WHAT THE EXERCISE ASKS — Transcribe every line exactly. Leave the pictures behind.
──────── SUPPLIED MATERIAL
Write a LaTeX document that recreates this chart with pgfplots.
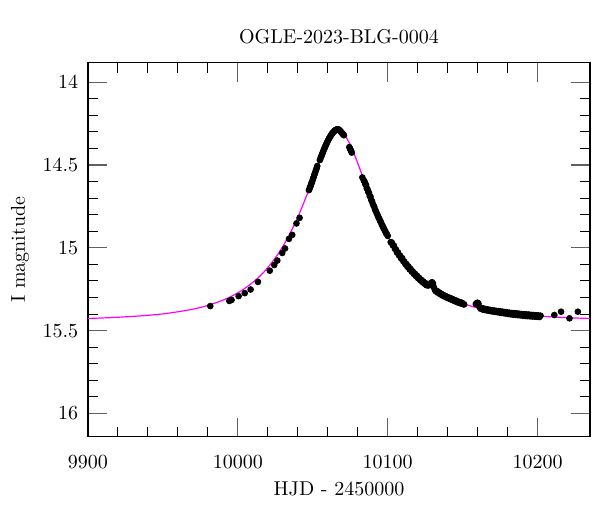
\documentclass[border=0pt]{standalone}
\usepackage{pgfplots}
\pgfplotsset{compat=1.18}
\definecolor{curvemag}{RGB}{255,0,255}
\begin{document}
\begin{tikzpicture}
\path[use as bounding box] (-44pt,-37.65pt) rectangle (256pt,218.35pt);
\begin{axis}[
  scale only axis, width=251pt, height=187pt,
  xmin=9900, xmax=10235, ymin=13.882, ymax=16.141, y dir=reverse,
  xtick={9900,10000,10100,10200}, minor x tick num=4,
  ytick={14,14.5,15,15.5,16}, minor y tick num=4,
  tick align=inside,
  major tick length=9.5pt, minor tick length=5pt,
  major tick style={gray!75!black, line width=0.6pt},
  minor tick style={black, line width=0.5pt},
  axis line style={line width=0.8pt},
  scaled x ticks=false, scaled y ticks=false,
  /pgf/number format/1000 sep={},
  xticklabel style={yshift=-5.8pt},
  yticklabel style={xshift=-1.4pt},
  every axis title shift=0pt,
  title={OGLE-2023-BLG-0004},
  title style={at={(axis description cs:0.5,1.05)}, anchor=base},
  xlabel={HJD - 2450000},
  xlabel style={at={(axis description cs:0.5,-0.1583)}, anchor=base},
  ylabel={I magnitude},
  ylabel style={at={(axis description cs:-0.1355,0.5)}, anchor=center},
]
\addplot[only marks, mark=*, mark size=1.45pt, black,
  error bars/.cd, y dir=both, y fixed=0.01, error bar style={black, line width=0.6pt}, error mark=none] table {
t m
9981.6 15.352
9994.3 15.321
9995.8 15.315
10000.5 15.292
10004.6 15.274
10008.5 15.252
10013.4 15.206
10021.3 15.138
10024.3 15.104
10026.3 15.077
10029.6 15.031
10031.5 15.004
10034.1 14.946
10036.3 14.922
10039.1 14.853
10041.2 14.819
10047.4 14.652
10047.8 14.645
10048.2 14.632
10048.6 14.626
10049.0 14.612
10049.4 14.606
10049.8 14.594
10050.2 14.582
10050.6 14.573
10051.0 14.560
10051.4 14.552
10051.8 14.540
10052.2 14.528
10052.6 14.520
10053.0 14.506
10054.7 14.470
10055.1 14.462
10055.5 14.450
10055.9 14.445
10056.3 14.432
10056.7 14.425
10057.1 14.414
10057.5 14.405
10057.9 14.398
10058.3 14.388
10058.7 14.380
10059.1 14.373
10059.5 14.364
10059.9 14.356
10060.3 14.350
10060.7 14.342
10061.1 14.336
10061.5 14.330
10061.9 14.324
10062.3 14.318
10062.7 14.312
10063.1 14.308
10063.5 14.303
10063.9 14.300
10064.3 14.296
10064.7 14.292
10065.1 14.290
10065.5 14.287
10065.9 14.286
10066.3 14.285
10066.7 14.284
10067.1 14.285
10067.5 14.288
10067.9 14.290
10068.3 14.294
10068.7 14.298
10069.1 14.303
10069.5 14.307
10069.9 14.311
10070.3 14.316
10070.8 14.320
10074.4 14.392
10074.8 14.400
10075.2 14.408
10075.6 14.415
10076.0 14.425
10083.1 14.575
10084.0 14.594
10084.5 14.598
10085.0 14.615
10085.5 14.620
10086.0 14.640
10086.5 14.645
10087.0 14.662
10087.5 14.668
10088.0 14.688
10088.5 14.690
10089.0 14.710
10089.5 14.718
10090.0 14.733
10090.5 14.745
10091.0 14.752
10091.5 14.768
10092.0 14.776
10092.5 14.788
10093.0 14.797
10093.5 14.808
10094.0 14.820
10094.5 14.826
10095.0 14.840
10095.5 14.845
10096.0 14.860
10096.5 14.865
10097.0 14.877
10097.5 14.885
10098.0 14.895
10098.5 14.902
10099.0 14.913
10099.5 14.918
10100.0 14.928
10102.0 14.966
10102.7 14.968
10103.4 14.985
10104.1 14.986
10104.8 15.006
10105.5 15.010
10106.2 15.029
10106.9 15.028
10107.6 15.046
10108.3 15.048
10109.0 15.065
10109.7 15.063
10110.4 15.081
10111.1 15.083
10111.8 15.099
10112.5 15.098
10113.2 15.115
10113.9 15.113
10114.6 15.130
10115.3 15.128
10116.0 15.144
10116.7 15.143
10117.4 15.158
10118.1 15.156
10118.8 15.171
10119.5 15.168
10120.2 15.183
10120.9 15.181
10121.6 15.195
10122.3 15.193
10123.0 15.206
10123.7 15.203
10124.4 15.216
10125.1 15.213
10125.8 15.226
10127.0 15.228
10128.0 15.222
10129.0 15.212
10129.6 15.208
10130.2 15.216
10130.8 15.238
10131.5 15.255
10132.2 15.264
10132.9 15.261
10133.6 15.272
10134.3 15.269
10135.0 15.280
10135.7 15.277
10136.4 15.288
10137.1 15.285
10137.8 15.294
10138.5 15.291
10139.2 15.300
10139.9 15.297
10140.6 15.306
10141.3 15.302
10142.0 15.311
10142.7 15.307
10143.4 15.317
10144.1 15.313
10144.8 15.322
10145.5 15.318
10146.2 15.328
10146.9 15.324
10147.6 15.333
10148.3 15.328
10149.0 15.337
10149.7 15.333
10150.4 15.341
10151.0 15.342
10158.8 15.340
10159.4 15.334
10160.0 15.332
10160.6 15.338
10161.3 15.358
10162.0 15.368
10162.7 15.364
10163.4 15.373
10164.1 15.367
10164.8 15.376
10165.5 15.370
10166.2 15.378
10166.9 15.373
10167.6 15.381
10168.3 15.375
10169.0 15.383
10169.7 15.377
10170.4 15.385
10171.1 15.379
10171.8 15.387
10172.5 15.381
10173.2 15.389
10173.9 15.383
10174.6 15.391
10175.3 15.384
10176.0 15.393
10176.7 15.386
10177.4 15.395
10178.1 15.388
10178.8 15.397
10179.5 15.389
10180.5 15.400
10181.3 15.392
10182.1 15.402
10182.9 15.394
10183.7 15.404
10184.5 15.395
10185.3 15.405
10186.1 15.396
10186.9 15.407
10187.7 15.398
10188.5 15.408
10189.3 15.400
10190.1 15.410
10190.9 15.401
10191.7 15.412
10192.5 15.402
10193.3 15.413
10194.1 15.403
10194.9 15.414
10195.7 15.405
10196.5 15.415
10197.3 15.406
10198.1 15.416
10198.9 15.407
10199.7 15.417
10200.5 15.408
10201.3 15.418
10202.0 15.410
10211.2 15.406
10215.7 15.386
10221.3 15.426
10226.9 15.386
};
\addplot[curvemag, line width=0.6pt, smooth] table {
t m
9900 15.427
9917 15.421
9937 15.410
9952 15.397
9967 15.376
9977 15.356
9987 15.327
9992 15.309
9997 15.287
10002 15.261
10007 15.230
10012 15.194
10017 15.150
10022 15.097
10027 15.035
10032 14.961
10037 14.874
10042 14.773
10047 14.659
10049 14.612
10051 14.562
10053 14.513
10055 14.465
10057 14.419
10059 14.378
10061 14.343
10063 14.316
10065 14.299
10067 14.293
10069 14.299
10071 14.316
10073 14.343
10075 14.378
10077 14.419
10079 14.465
10081 14.513
10083 14.562
10085 14.612
10087 14.659
10092 14.773
10097 14.874
10102 14.961
10107 15.035
10112 15.097
10117 15.150
10122 15.194
10127 15.230
10132 15.261
10137 15.287
10142 15.309
10147 15.327
10157 15.356
10167 15.376
10182 15.397
10197 15.410
10217 15.421
10235 15.427
};
\end{axis}
\end{tikzpicture}
\end{document}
────────────────
PROBLEM SOLUTION —
Write a LaTeX document that recreates this chart with pgfplots.
\documentclass[border=0pt]{standalone}
\usepackage{pgfplots}
\pgfplotsset{compat=1.18}
\definecolor{curvemag}{RGB}{255,0,255}
\begin{document}
\begin{tikzpicture}
\path[use as bounding box] (-44pt,-37.65pt) rectangle (256pt,218.35pt);
\begin{axis}[
  scale only axis, width=251pt, height=187pt,
  xmin=9900, xmax=10235, ymin=13.882, ymax=16.141, y dir=reverse,
  xtick={9900,10000,10100,10200}, minor x tick num=4,
  ytick={14,14.5,15,15.5,16}, minor y tick num=4,
  tick align=inside,
  major tick length=9.5pt, minor tick length=5pt,
  major tick style={gray!75!black, line width=0.6pt},
  minor tick style={black, line width=0.5pt},
  axis line style={line width=0.8pt},
  scaled x ticks=false, scaled y ticks=false,
  /pgf/number format/1000 sep={},
  xticklabel style={yshift=-5.8pt},
  yticklabel style={xshift=-1.4pt},
  every axis title shift=0pt,
  title={OGLE-2023-BLG-0004},
  title style={at={(axis description cs:0.5,1.05)}, anchor=base},
  xlabel={HJD - 2450000},
  xlabel style={at={(axis description cs:0.5,-0.1583)}, anchor=base},
  ylabel={I magnitude},
  ylabel style={at={(axis description cs:-0.1355,0.5)}, anchor=center},
]
\addplot[only marks, mark=*, mark size=1.45pt, black,
  error bars/.cd, y dir=both, y fixed=0.01, error bar style={black, line width=0.6pt}, error mark=none] table {
t m
9981.6 15.352
9994.3 15.321
9995.8 15.315
10000.5 15.292
10004.6 15.274
10008.5 15.252
10013.4 15.206
10021.3 15.138
10024.3 15.104
10026.3 15.077
10029.6 15.031
10031.5 15.004
10034.1 14.946
10036.3 14.922
10039.1 14.853
10041.2 14.819
10047.4 14.652
10047.8 14.645
10048.2 14.632
10048.6 14.626
10049.0 14.612
10049.4 14.606
10049.8 14.594
10050.2 14.582
10050.6 14.573
10051.0 14.560
10051.4 14.552
10051.8 14.540
10052.2 14.528
10052.6 14.520
10053.0 14.506
10054.7 14.470
10055.1 14.462
10055.5 14.450
10055.9 14.445
10056.3 14.432
10056.7 14.425
10057.1 14.414
10057.5 14.405
10057.9 14.398
10058.3 14.388
10058.7 14.380
10059.1 14.373
10059.5 14.364
10059.9 14.356
10060.3 14.350
10060.7 14.342
10061.1 14.336
10061.5 14.330
10061.9 14.324
10062.3 14.318
10062.7 14.312
10063.1 14.308
10063.5 14.303
10063.9 14.300
10064.3 14.296
10064.7 14.292
10065.1 14.290
10065.5 14.287
10065.9 14.286
10066.3 14.285
10066.7 14.284
10067.1 14.285
10067.5 14.288
10067.9 14.290
10068.3 14.294
10068.7 14.298
10069.1 14.303
10069.5 14.307
10069.9 14.311
10070.3 14.316
10070.8 14.320
10074.4 14.392
10074.8 14.400
10075.2 14.408
10075.6 14.415
10076.0 14.425
10083.1 14.575
10084.0 14.594
10084.5 14.598
10085.0 14.615
10085.5 14.620
10086.0 14.640
10086.5 14.645
10087.0 14.662
10087.5 14.668
10088.0 14.688
10088.5 14.690
10089.0 14.710
10089.5 14.718
10090.0 14.733
10090.5 14.745
10091.0 14.752
10091.5 14.768
10092.0 14.776
10092.5 14.788
10093.0 14.797
10093.5 14.808
10094.0 14.820
10094.5 14.826
10095.0 14.840
10095.5 14.845
10096.0 14.860
10096.5 14.865
10097.0 14.877
10097.5 14.885
10098.0 14.895
10098.5 14.902
10099.0 14.913
10099.5 14.918
10100.0 14.928
10102.0 14.966
10102.7 14.968
10103.4 14.985
10104.1 14.986
10104.8 15.006
10105.5 15.010
10106.2 15.029
10106.9 15.028
10107.6 15.046
10108.3 15.048
10109.0 15.065
10109.7 15.063
10110.4 15.081
10111.1 15.083
10111.8 15.099
10112.5 15.098
10113.2 15.115
10113.9 15.113
10114.6 15.130
10115.3 15.128
10116.0 15.144
10116.7 15.143
10117.4 15.158
10118.1 15.156
10118.8 15.171
10119.5 15.168
10120.2 15.183
10120.9 15.181
10121.6 15.195
10122.3 15.193
10123.0 15.206
10123.7 15.203
10124.4 15.216
10125.1 15.213
10125.8 15.226
10127.0 15.228
10128.0 15.222
10129.0 15.212
10129.6 15.208
10130.2 15.216
10130.8 15.238
10131.5 15.255
10132.2 15.264
10132.9 15.261
10133.6 15.272
10134.3 15.269
10135.0 15.280
10135.7 15.277
10136.4 15.288
10137.1 15.285
10137.8 15.294
10138.5 15.291
10139.2 15.300
10139.9 15.297
10140.6 15.306
10141.3 15.302
10142.0 15.311
10142.7 15.307
10143.4 15.317
10144.1 15.313
10144.8 15.322
10145.5 15.318
10146.2 15.328
10146.9 15.324
10147.6 15.333
10148.3 15.328
10149.0 15.337
10149.7 15.333
10150.4 15.341
10151.0 15.342
10158.8 15.340
10159.4 15.334
10160.0 15.332
10160.6 15.338
10161.3 15.358
10162.0 15.368
10162.7 15.364
10163.4 15.373
10164.1 15.367
10164.8 15.376
10165.5 15.370
10166.2 15.378
10166.9 15.373
10167.6 15.381
10168.3 15.375
10169.0 15.383
10169.7 15.377
10170.4 15.385
10171.1 15.379
10171.8 15.387
10172.5 15.381
10173.2 15.389
10173.9 15.383
10174.6 15.391
10175.3 15.384
10176.0 15.393
10176.7 15.386
10177.4 15.395
10178.1 15.388
10178.8 15.397
10179.5 15.389
10180.5 15.400
10181.3 15.392
10182.1 15.402
10182.9 15.394
10183.7 15.404
10184.5 15.395
10185.3 15.405
10186.1 15.396
10186.9 15.407
10187.7 15.398
10188.5 15.408
10189.3 15.400
10190.1 15.410
10190.9 15.401
10191.7 15.412
10192.5 15.402
10193.3 15.413
10194.1 15.403
10194.9 15.414
10195.7 15.405
10196.5 15.415
10197.3 15.406
10198.1 15.416
10198.9 15.407
10199.7 15.417
10200.5 15.408
10201.3 15.418
10202.0 15.410
10211.2 15.406
10215.7 15.386
10221.3 15.426
10226.9 15.386
};
\addplot[curvemag, line width=0.6pt, smooth] table {
t m
9900 15.427
9917 15.421
9937 15.410
9952 15.397
9967 15.376
9977 15.356
9987 15.327
9992 15.309
9997 15.287
10002 15.261
10007 15.230
10012 15.194
10017 15.150
10022 15.097
10027 15.035
10032 14.961
10037 14.874
10042 14.773
10047 14.659
10049 14.612
10051 14.562
10053 14.513
10055 14.465
10057 14.419
10059 14.378
10061 14.343
10063 14.316
10065 14.299
10067 14.293
10069 14.299
10071 14.316
10073 14.343
10075 14.378
10077 14.419
10079 14.465
10081 14.513
10083 14.562
10085 14.612
10087 14.659
10092 14.773
10097 14.874
10102 14.961
10107 15.035
10112 15.097
10117 15.150
10122 15.194
10127 15.230
10132 15.261
10137 15.287
10142 15.309
10147 15.327
10157 15.356
10167 15.376
10182 15.397
10197 15.410
10217 15.421
10235 15.427
};
\end{axis}
\end{tikzpicture}
\end{document}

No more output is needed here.